3 Up 3 Down: Estrada, The Bullpen and The Price Was Almost Right?
Just like that, week one of the regular season is in the books for the Toronto Blue Jays. Seven games down, only 155 more to go.
In many ways, I feel like we experienced a season’s worthy of story lines in the span of one week. There were more than enough touch points and noteworthy performances … some great, some not so great.
Here’s is a brief roundup from the week that was in 3 Up 3 Down.
Estrada Looked Excellent
Much like Edwin Encarnacion, apparently less was more for Marco Estrada when it came to Spring Training practice. He was outstanding in his start against the Red Sox yesterday, giving the Blue Jays a very much-needed shutout.
Estrada continued his trend from last season in keeping the ball in the yard, collecting 12 fly ball outs and five pop ups. True to form, Marco Estrada kept the Red Sox hitters off balance with his signature changeup the entire afternoon.
I’m still not entirely sure how or when Estrada will eventually experience a little bit of regression, but in start one of the season, he was almost just as impressive as he was in Game 5 of the ALCS last year against the Royals.
The Bullpen’s Growing Pains
One week in and we’ve already seen the good and the bad from the Blue Jays bullpen. The bad in the form of guys like Arnold Leon being used in high leverage situations; the good in the form of Roberto Osuna being completely lights out through four appearances.
The injury to Franklin Morales threw a wrench into John Gibbons’ plans on Friday night and thus was forced to bring in Jesse Chavez about an earlier inning than Gibby wanted to. Drew Storen’s shakiness in that game also amplified the issues with relievers over the first week.
I really think that Gibbons is still trying to feel things out and see where these guys in the bullpen are going to slot in. At this pace, we may not see Drew Storen in that eighth inning setup role for an extended period. However, given Storen’s track record, I think Gibbons will afford him a lot of rope.

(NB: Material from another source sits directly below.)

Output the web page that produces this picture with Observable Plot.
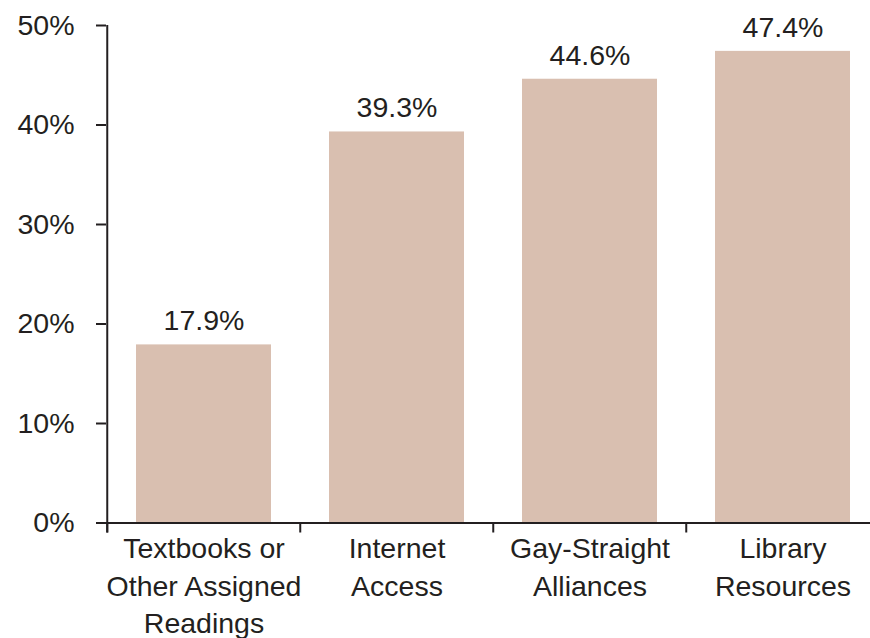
<!DOCTYPE html>
<html>
<head>
<meta charset="utf-8">
<script src="https://cdn.jsdelivr.net/npm/d3@7"></script>
<script src="https://cdn.jsdelivr.net/npm/@observablehq/plot@0.6"></script>
<style>
  html, body { margin: 0; padding: 0; background: #ffffff; }
</style>
</head>
<body>
<div id="chart"></div>
<script>
const categories = ["Textbooks or\nOther Assigned\nReadings", "Internet\nAccess", "Gay-Straight\nAlliances", "Library\nResources"];
const values = [17.9, 39.3, 44.6, 47.4];
const yTicks = [0, 10, 20, 30, 40, 50];

const data = categories.map((c, i) => ({category: c, value: values[i]}));

const ink = "#231f20";
const barColor = "#d9bfb0";
const width = 870, height = 638;
const xRange = [106, 880];
const step = (xRange[1] - xRange[0]) / categories.length;

const chart = Plot.plot({
  width, height,
  marginLeft: 106, marginRight: 0, marginTop: 25, marginBottom: 115.5,
  style: {fontFamily: "'Liberation Sans', Arial, Helvetica, sans-serif", fontSize: "28px", color: ink, background: "#ffffff", overflow: "visible"},
  x: {type: "band", domain: categories, range: xRange, paddingInner: 0.3, paddingOuter: 0.15, axis: null},
  y: {domain: [0, 50], axis: null},
  marks: [
    Plot.barY(data, {x: "category", y: "value", fill: barColor}),
    Plot.text(data, {x: "category", y: "value", text: d => d.value.toFixed(1) + "%", lineAnchor: "bottom", dy: -14.5, fontSize: 28.5, fill: ink}),
    Plot.ruleY([0], {stroke: ink, strokeWidth: 2}),
    Plot.ruleX([data[0]], {x: "category", y1: d3.max(yTicks), y2: 0, dx: -step / 2, insetBottom: -10, stroke: ink, strokeWidth: 2}),
    Plot.ruleX(data, {x: "category", y1: 0, y2: 0, dx: -step / 2, insetBottom: -10, stroke: ink, strokeWidth: 2}),
    Plot.axisY(yTicks, {tickSize: 10, tickPadding: 22, tickFormat: d => d + "%", fontSize: 28.5, color: ink, strokeWidth: 2, label: null}),
    Plot.text(data, {x: "category", y: 0, text: "category", lineAnchor: "top", dy: 8.5, fontSize: 28.5, lineHeight: 1.32, fill: ink})
  ]
});
document.getElementById("chart").appendChild(chart);
</script>
</body>
</html>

But with a lack of a second lefty in the bullpen and Brett Cecil suddenly struggling, it’s forced the Blue Jays to be a little more fluid in their use of relievers.
For the time being, Cecil may not be just the “seventh inning guy” and Storen may not be solely be responsible for the eighth. It’s still incredibly early in the season, but the bullpen roles are going to manifest themselves a number of ways as the year progresses.
The Price Was Almost Right?
Interesting stuff from Steve Simmons at the Toronto Sun who says that Alex Anthopoulos was in fact laying the groundwork to re-sign David Price last year.
Price kind of echoed those same sentiments on Friday, telling reporters “If Alex would’ve still been here, then it might’ve been a little bit different”.
I don’t doubt that Anthopoulos could’ve cleared the salary space to bring back David Price at around $30 million for 2016, but what about beyond that? Again, this would’ve been an extremely tough sell to ownership and especially a guy like Mark Shapiro, who is almost dead set against extending players this late in their career.
Let’s just for fun say that David Price did come back to Toronto; that would’ve meant Marco Estrada is gone, R. A. Dickey would be traded, and it’s also very unlikely J.A. Happ is signed to a three-year deal.
That would’ve created a giant hole in the starting rotation … one anchored by David Price, but one devoid of any real bankable starters beyond Price and Stroman.
The more I think about it, the more I realize it was the right move by the Jays to let David Price walk. They allocated their resources in a much more conservative way and mitigated a lot of risk by getting mid-tier starters rather than going after one big starter in David Price.